Hassan and Mona were also very productive, resulting in more than 80 drawings of wooden objects, small finds and ceramics. In addition to these drawing, more than 470 objects were photographed by Cajetan with our full-frame camera with very high resolution.

In the final days of work, I took some last photographs of objects, last coffin fragments were cleaned and consolidated. And of course I continued to organize the magazine. Since it always happens on excavations that something new and important turns up at the very last day of work, I was not surprised that I found some new fitting coffin fragments literally in the last minutes of work…. These new fragments are important because they belong to a fascinating, but unfortunately very fragmented coffin we documented earlier this season.

Reg. 661 are fragments of a nicely painted, inner anthropoid wooden coffin which was found as one of the secondary burials within the burial compartment of Ankh-Hor (Room 7.2). For our conservators, these fragments presented one of the biggest challenges this year: The soft wood fragments are partly blackened and burnt due to the looting of TT 414 and the respective damage to the tomb inventories.

Part of Reg. 661 illustrating the bad condition of this coffin.

The owner of Reg. 661 was a female singer of Amun-Re from Karnak with the name Taremetjbastet. Since we know her family relations very well, we can date her death and burial to between 320 and 300 BCE.

The owner of Reg. 661 belongs to a well-attested family of Amun priests from Karnak buried in TT 414.

Of particular interest is the decoration of the foot part of the coffin – I have published first ideas about Reg. 661 already some years ago (Budka 2013). In the center of the foot board there is a sun disc flanked by a snake and a crocodile – this is nothing else than the opening scene of the Litany of Re, attested for the first time in the famous tomb of Sety I in the Valley of the Kings! To be best of my knowledge, there is only one parallel for this motif on foot boards of private coffins – and this is CG 29316, a stone sarcophagus from the 30th Dynasty (see Budka 2013).
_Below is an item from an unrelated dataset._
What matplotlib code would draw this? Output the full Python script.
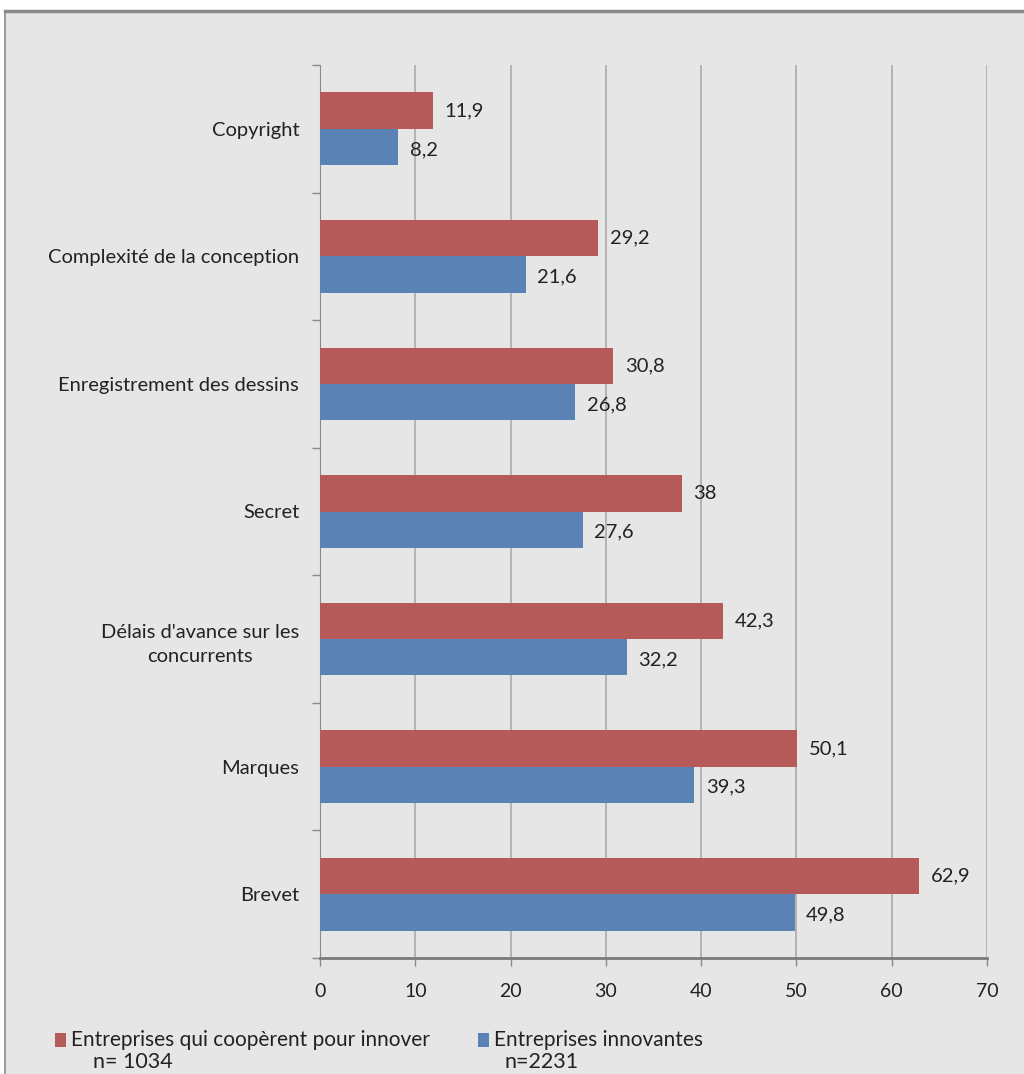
import matplotlib
matplotlib.use("Agg")
import matplotlib.pyplot as plt
from matplotlib.patches import Rectangle
import numpy as np

categories = ["Brevet", "Marques", "Délais d'avance sur les\nconcurrents", "Secret",
              "Enregistrement des dessins", "Complexité de la conception", "Copyright"]
coop = [62.9, 50.1, 42.3, 38, 30.8, 29.2, 11.9]
innov = [49.8, 39.3, 32.2, 27.6, 26.8, 21.6, 8.2]
coop_labels = ["62,9", "50,1", "42,3", "38", "30,8", "29,2", "11,9"]
innov_labels = ["49,8", "39,3", "32,2", "27,6", "26,8", "21,6", "8,2"]
xticks = [0, 10, 20, 30, 40, 50, 60, 70]
legend_names = ["Entreprises qui coopèrent pour innover", "Entreprises innovantes"]
legend_n = ["n= 1034", "n=2231"]

RED = "#b55a58"
BLUE = "#5b82b5"
BG = "#e6e6e6"
TXT = "#222222"

plt.rcParams['font.family'] = ['Lato', 'DejaVu Sans']

W, H = 1024, 1074
fig = plt.figure(figsize=(W/100, H/100), dpi=100, facecolor="white")
fig.patches.append(Rectangle((5/W, 0), 1 - 5/W, 1 - 11/H, transform=fig.transFigure,
                             facecolor=BG, edgecolor="none", zorder=-10))
fig.lines.append(plt.Line2D([5/W, 1], [1 - 11/H, 1 - 11/H], transform=fig.transFigure,
                            color="#8a8a8a", lw=2.5))
fig.lines.append(plt.Line2D([5/W, 5/W], [0, 1 - 11/H], transform=fig.transFigure,
                            color="#8a8a8a", lw=1.2))

left, right = 320, 987
top, bottom = 65, 958
ax = fig.add_axes([left/W, 1 - bottom/H, (right-left)/W, (bottom-top)/H])
ax.set_facecolor("none")

y = np.arange(len(categories))
h = 0.285
ax.barh(y + h/2, coop, height=h, color=RED, zorder=3)
ax.barh(y - h/2, innov, height=h, color=BLUE, zorder=3)
for i in range(len(categories)):
    ax.text(coop[i] + 1.2, y[i] + h/2, coop_labels[i], va='center', ha='left', fontsize=14.5, color=TXT)
    ax.text(innov[i] + 1.2, y[i] - h/2 - 0.02, innov_labels[i], va='center', ha='left', fontsize=14.5, color=TXT)

ax.set_xlim(0, 70)
ax.set_ylim(-0.5, len(categories) - 0.5)
ax.set_xticks(xticks)
ax.set_xticklabels([str(t) for t in xticks], fontsize=14, color=TXT)
ax.set_yticks(np.arange(-0.5, len(categories), 1.0))
ax.set_yticklabels([])
ax.set_yticks(y, minor=True)
ax.set_yticklabels(categories, minor=True, fontsize=14.5, color=TXT, ha='right',
                   multialignment='center', linespacing=1.5)
ax.tick_params(axis='y', which='minor', length=0, pad=15)
ax.tick_params(axis='y', which='major', length=6, color="#8a8a8a", width=1)
ax.tick_params(axis='x', length=6, color="#8a8a8a", width=1, pad=12)
ax.xaxis.grid(True, color="#ababab", lw=1.2, zorder=0)
ax.set_axisbelow(True)
for s in ['top', 'right']:
    ax.spines[s].set_visible(False)
ax.spines['left'].set_color("#8a8a8a")
ax.spines['bottom'].set_color("#7a7a7a")
ax.spines['bottom'].set_linewidth(2)

# legend
for (xpx, col, name, n, nx) in [(55, RED, legend_names[0], legend_n[0], 93),
                                 (478, BLUE, legend_names[1], legend_n[1], 505)]:
    fig.patches.append(Rectangle((xpx/W, 1 - 1047/H), 11/W, 14/H, transform=fig.transFigure,
                                 facecolor=col, edgecolor="none"))
    fig.text((xpx + 16)/W, 1 - 1040/H, name, fontsize=15, color=TXT, va='center', ha='left')
    fig.text(nx/W, 1 - 1062/H, n, fontsize=15.5, color=TXT, va='center', ha='left')

fig.savefig("out.png", dpi=100, facecolor="white")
Our wooden coffin Reg. 661 from TT 414 is exemplary for is the complex creation of decorated and inscribed coffins in Thebes during the 4th century BCE – Amun priests were extremely creative in combining various aspects, especially cosmogonic ones, using older texts and depictions and creating new ones, focusing on the resurrection of the deceased in conjunction with Re and Osiris. Still little is known about this fascinating creative work which is embodied in funerary objects like coffins, but also cartonage and canopic boxes – all of which are so plentiful from TT 414.

The lid fragments of Reg. 661 which I re-located in the last minutes of the 2019 season still need to be consolidated in the next season of the Ankh-Hor Project – like many other pieces, in particular of Ptolemaic and Roman coffins. Thus, Reg. 661 with its intriguing decoration nicely illustrates the already successful outcome and the scientific potential of the Ankh-Hor Project – but also the urgent need to continue our jigsaw puzzle reconstructing the complex burial processes in TT 414 and enlightening the intricate design of 30th Dynasty and Ptolemaic wooden Theban coffins.

Reference

Budka, Julia. 2013. Krokodil, Schlange und Kuhantilope: Ein frühptolemäischer Holzsarg aus dem Grab des Anchhor (TT 414), in: Florilegium Aegyptiacum ‒ Eine wissenschaftliche Blütenlese von Schülern und Freunden für Helmut Satzinger zum 75. Geburtstag am 21. Jänner 2013, ed. by Julia Budka, Roman Gundacker and Gabriele Pieke, Göttinger Miszellen Beihefte 14, Göttingen, 41–57.